A groundbreaking advancement in human-robot interaction has emerged from Wuhan’s Huazhong University of Science and Technology, where engineers have developed a sophisticated system capable of decoding and replicating complex human emotions with unprecedented accuracy. Led by Professor Yu Li, the research team has created algorithmic technology that analyzes subtle facial muscle movements to interpret emotional states, representing a significant leap forward in bridging the communication divide between humans and machines.
The system operates by identifying distinct facial “action units” – minute muscular contractions around the eyes, nose, and mouth that form the visual language of human expression. Through high-precision algorithms, the technology can recognize seven fundamental emotions (anger, disgust, fear, happiness, sadness, surprise, and neutral) with 95% accuracy in real-world conditions. More impressively, it deciphers 15 compound expressions – blended emotional states like ‘happily surprised’ or ‘fearfully disgusted’ – with 70% precision, a rate described as exceptional within current AI capabilities.
Professor Yu explains the technological breakthrough: “The human face contains dozens of action units corresponding to specific muscle movements. While happiness typically involves raised cheeks and upturned mouth corners, anger manifests through furrowed brows and tightened eyelids. Our system captures these detailed movements while filtering out individual physiological variations, enabling accurate emotional categorization.”
The innovation extends beyond digital recognition into physical embodiment. The team’s robots feature 20 movable facial points that combine through specialized mechanical systems to produce naturalistic expressions. Unlike traditional robots limited to simplistic mouth movements, these machines achieve three-dimensional lip motion capable of reproducing 46 phonemes and nearly 20 distinct mouth shapes. Enhanced linkage mechanisms for nasal alae, cheeks, and malar regions enable subtle expressions like laughing and crying without the unnatural “segmented movement” typical of robotic faces.
Real-world applications are already underway. The technology has been deployed in dozens of Chinese schools as digital psychological consultants that adjust responses based on students’ facial cues. In residential communities, these robots serve as emotional companions for isolated seniors, providing “natural, credible and comfortable” interactions when human companionship is unavailable. Expansion into commercial spaces, banking environments, and metaverse platforms is anticipated in the near future.

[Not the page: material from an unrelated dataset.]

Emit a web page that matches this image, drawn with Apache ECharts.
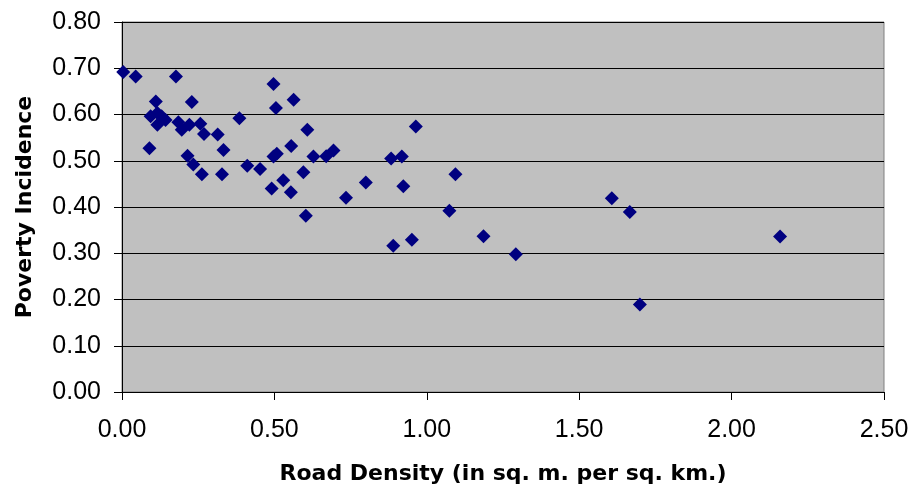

Despite these advancements, Professor Yu emphasizes an important distinction: “Understanding emotion does not mean the robot itself has emotions. This technology provides care and support functions but should never replace genuine human social exchanges.” The research earned second prize in Hubei province’s technological invention awards in January, signaling recognition for its potential to transform human-machine interaction while maintaining ethical boundaries.